→ Material to process
►

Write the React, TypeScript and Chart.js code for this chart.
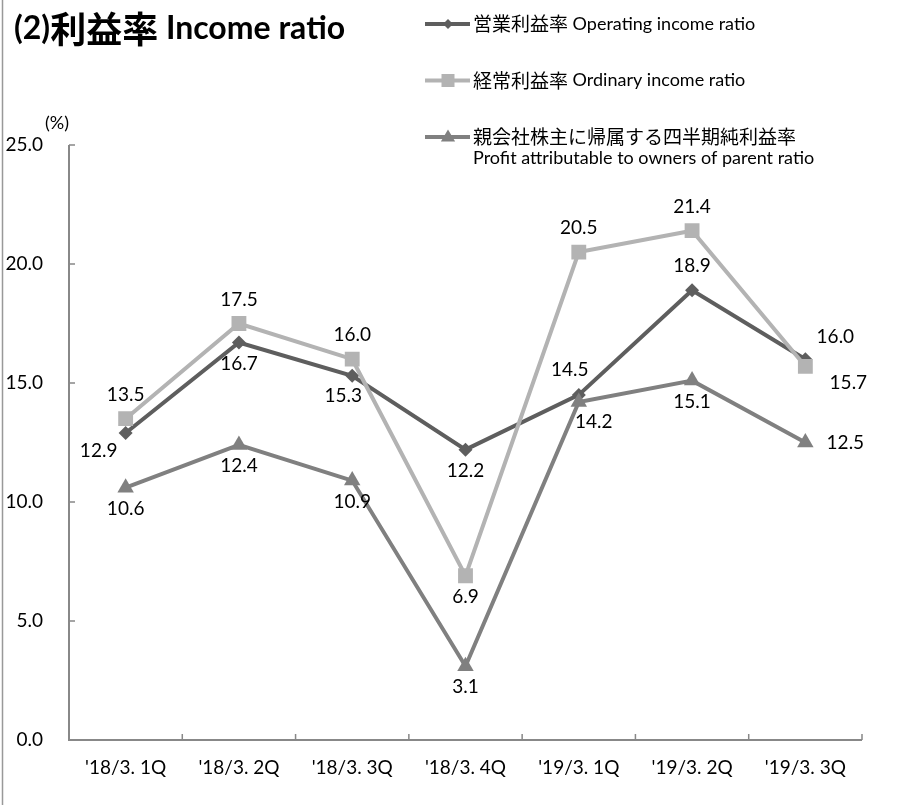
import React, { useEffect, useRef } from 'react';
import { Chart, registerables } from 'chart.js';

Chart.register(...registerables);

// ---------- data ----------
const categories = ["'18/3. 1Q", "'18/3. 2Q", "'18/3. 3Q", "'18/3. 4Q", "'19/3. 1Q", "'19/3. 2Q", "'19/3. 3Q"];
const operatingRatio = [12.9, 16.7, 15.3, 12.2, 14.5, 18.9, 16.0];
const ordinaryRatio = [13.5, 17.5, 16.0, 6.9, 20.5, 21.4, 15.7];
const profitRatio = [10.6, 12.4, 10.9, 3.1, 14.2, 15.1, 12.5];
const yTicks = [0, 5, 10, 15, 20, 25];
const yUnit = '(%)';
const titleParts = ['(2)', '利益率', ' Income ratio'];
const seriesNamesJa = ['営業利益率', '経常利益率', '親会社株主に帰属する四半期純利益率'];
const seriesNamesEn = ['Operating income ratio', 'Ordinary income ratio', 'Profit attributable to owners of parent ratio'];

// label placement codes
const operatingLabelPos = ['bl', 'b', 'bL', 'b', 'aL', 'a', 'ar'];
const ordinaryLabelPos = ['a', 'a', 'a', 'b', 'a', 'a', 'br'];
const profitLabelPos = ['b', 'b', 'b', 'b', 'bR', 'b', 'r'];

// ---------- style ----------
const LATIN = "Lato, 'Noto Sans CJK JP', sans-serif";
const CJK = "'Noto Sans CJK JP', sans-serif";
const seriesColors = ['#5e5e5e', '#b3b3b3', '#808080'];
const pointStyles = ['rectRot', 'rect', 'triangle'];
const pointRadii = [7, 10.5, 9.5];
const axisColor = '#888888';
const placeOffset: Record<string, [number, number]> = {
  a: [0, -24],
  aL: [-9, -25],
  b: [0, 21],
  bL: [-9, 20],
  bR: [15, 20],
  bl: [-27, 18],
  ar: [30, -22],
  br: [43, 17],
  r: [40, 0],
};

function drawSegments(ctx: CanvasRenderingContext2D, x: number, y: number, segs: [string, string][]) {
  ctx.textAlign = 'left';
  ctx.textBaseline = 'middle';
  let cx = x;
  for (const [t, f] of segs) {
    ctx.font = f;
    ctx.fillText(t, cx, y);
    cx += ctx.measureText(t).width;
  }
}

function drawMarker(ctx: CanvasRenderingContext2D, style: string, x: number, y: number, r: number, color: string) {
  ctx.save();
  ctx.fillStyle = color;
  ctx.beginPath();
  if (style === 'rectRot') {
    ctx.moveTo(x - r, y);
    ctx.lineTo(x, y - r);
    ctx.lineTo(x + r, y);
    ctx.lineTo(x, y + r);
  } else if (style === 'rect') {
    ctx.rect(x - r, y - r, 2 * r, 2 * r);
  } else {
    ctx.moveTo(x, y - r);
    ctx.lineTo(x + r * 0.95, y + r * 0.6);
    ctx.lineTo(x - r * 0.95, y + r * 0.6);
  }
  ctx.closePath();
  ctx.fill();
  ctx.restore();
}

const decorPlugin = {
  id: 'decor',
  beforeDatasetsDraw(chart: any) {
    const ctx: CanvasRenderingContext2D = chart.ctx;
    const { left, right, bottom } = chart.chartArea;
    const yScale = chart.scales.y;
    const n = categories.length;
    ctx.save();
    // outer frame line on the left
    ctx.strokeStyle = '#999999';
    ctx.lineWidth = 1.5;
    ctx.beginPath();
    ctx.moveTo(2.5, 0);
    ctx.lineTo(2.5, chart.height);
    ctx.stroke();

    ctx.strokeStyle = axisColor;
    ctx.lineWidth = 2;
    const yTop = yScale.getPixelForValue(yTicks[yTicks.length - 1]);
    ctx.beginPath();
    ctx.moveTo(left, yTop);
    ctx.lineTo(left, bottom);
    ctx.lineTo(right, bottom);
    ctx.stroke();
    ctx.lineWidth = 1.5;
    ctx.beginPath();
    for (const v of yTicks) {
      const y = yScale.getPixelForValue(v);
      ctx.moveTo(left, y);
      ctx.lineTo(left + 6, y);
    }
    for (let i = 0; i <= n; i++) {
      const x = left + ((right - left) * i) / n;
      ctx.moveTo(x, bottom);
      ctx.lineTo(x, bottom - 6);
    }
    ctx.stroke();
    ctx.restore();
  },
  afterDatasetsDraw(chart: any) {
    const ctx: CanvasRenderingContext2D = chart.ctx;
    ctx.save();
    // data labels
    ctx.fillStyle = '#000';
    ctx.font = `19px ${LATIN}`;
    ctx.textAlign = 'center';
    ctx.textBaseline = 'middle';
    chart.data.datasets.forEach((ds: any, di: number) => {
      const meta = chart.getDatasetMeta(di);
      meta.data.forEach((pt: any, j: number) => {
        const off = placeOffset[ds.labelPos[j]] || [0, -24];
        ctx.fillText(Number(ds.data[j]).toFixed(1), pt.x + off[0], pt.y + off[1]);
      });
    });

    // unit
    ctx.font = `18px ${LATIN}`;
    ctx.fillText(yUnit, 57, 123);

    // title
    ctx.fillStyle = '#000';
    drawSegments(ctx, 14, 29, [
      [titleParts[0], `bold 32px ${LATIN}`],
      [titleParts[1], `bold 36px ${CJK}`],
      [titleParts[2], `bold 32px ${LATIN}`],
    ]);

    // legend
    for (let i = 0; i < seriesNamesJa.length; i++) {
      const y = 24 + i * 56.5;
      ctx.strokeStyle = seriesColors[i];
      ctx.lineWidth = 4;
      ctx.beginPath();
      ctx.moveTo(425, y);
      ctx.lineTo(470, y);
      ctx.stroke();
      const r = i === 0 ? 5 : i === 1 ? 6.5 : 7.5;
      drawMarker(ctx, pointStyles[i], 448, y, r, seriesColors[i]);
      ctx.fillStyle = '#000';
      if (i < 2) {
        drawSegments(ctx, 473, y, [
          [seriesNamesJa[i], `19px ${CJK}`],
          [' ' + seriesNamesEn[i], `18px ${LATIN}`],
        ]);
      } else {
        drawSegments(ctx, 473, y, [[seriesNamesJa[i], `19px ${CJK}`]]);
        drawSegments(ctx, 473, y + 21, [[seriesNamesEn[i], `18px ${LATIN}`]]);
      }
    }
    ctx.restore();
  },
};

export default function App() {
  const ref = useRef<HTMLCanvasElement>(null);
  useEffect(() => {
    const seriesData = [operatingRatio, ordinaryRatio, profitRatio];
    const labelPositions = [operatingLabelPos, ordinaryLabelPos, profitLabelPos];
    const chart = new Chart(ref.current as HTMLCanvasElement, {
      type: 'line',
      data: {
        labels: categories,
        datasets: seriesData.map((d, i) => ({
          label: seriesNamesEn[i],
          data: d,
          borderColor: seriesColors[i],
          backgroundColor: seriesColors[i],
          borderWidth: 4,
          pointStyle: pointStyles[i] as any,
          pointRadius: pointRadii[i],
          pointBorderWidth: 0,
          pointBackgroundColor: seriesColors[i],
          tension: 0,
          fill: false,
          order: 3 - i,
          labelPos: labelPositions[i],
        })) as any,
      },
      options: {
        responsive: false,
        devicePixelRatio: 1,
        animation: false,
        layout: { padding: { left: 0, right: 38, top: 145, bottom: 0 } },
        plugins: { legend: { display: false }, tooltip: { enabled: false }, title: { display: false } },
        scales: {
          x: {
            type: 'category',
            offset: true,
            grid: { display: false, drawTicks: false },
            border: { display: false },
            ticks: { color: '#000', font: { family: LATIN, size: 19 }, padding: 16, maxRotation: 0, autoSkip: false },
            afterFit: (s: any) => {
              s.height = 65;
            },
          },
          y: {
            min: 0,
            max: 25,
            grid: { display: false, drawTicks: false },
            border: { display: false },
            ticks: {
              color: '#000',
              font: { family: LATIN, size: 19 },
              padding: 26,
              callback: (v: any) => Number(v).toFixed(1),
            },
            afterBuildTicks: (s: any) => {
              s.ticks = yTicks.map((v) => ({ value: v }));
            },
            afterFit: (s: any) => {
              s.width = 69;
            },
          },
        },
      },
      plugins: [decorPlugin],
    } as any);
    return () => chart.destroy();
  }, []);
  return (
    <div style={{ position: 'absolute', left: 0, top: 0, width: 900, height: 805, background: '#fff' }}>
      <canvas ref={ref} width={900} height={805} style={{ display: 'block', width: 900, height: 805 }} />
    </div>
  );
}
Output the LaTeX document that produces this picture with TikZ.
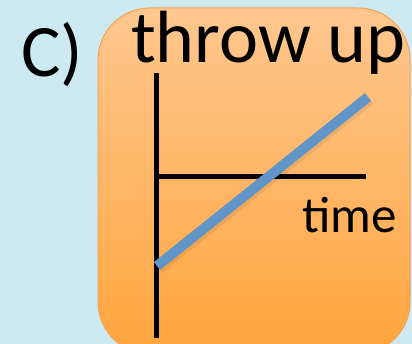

◄

Transcribe the opening line of the listing above, please, and every line after it through the line with "const seriesNamesEn = ['Operating", word for word, without pictures.

Write the React, TypeScript and Chart.js code for this chart.
import React, { useEffect, useRef } from 'react';
import { Chart, registerables } from 'chart.js';

Chart.register(...registerables);

// ---------- data ----------
const categories = ["'18/3. 1Q", "'18/3. 2Q", "'18/3. 3Q", "'18/3. 4Q", "'19/3. 1Q", "'19/3. 2Q", "'19/3. 3Q"];
const operatingRatio = [12.9, 16.7, 15.3, 12.2, 14.5, 18.9, 16.0];
const ordinaryRatio = [13.5, 17.5, 16.0, 6.9, 20.5, 21.4, 15.7];
const profitRatio = [10.6, 12.4, 10.9, 3.1, 14.2, 15.1, 12.5];
const yTicks = [0, 5, 10, 15, 20, 25];
const yUnit = '(%)';
const titleParts = ['(2)', '利益率', ' Income ratio'];
const seriesNamesJa = ['営業利益率', '経常利益率', '親会社株主に帰属する四半期純利益率'];
const seriesNamesEn = ['Operating income ratio', 'Ordinary income ratio', 'Profit attributable to owners of parent ratio'];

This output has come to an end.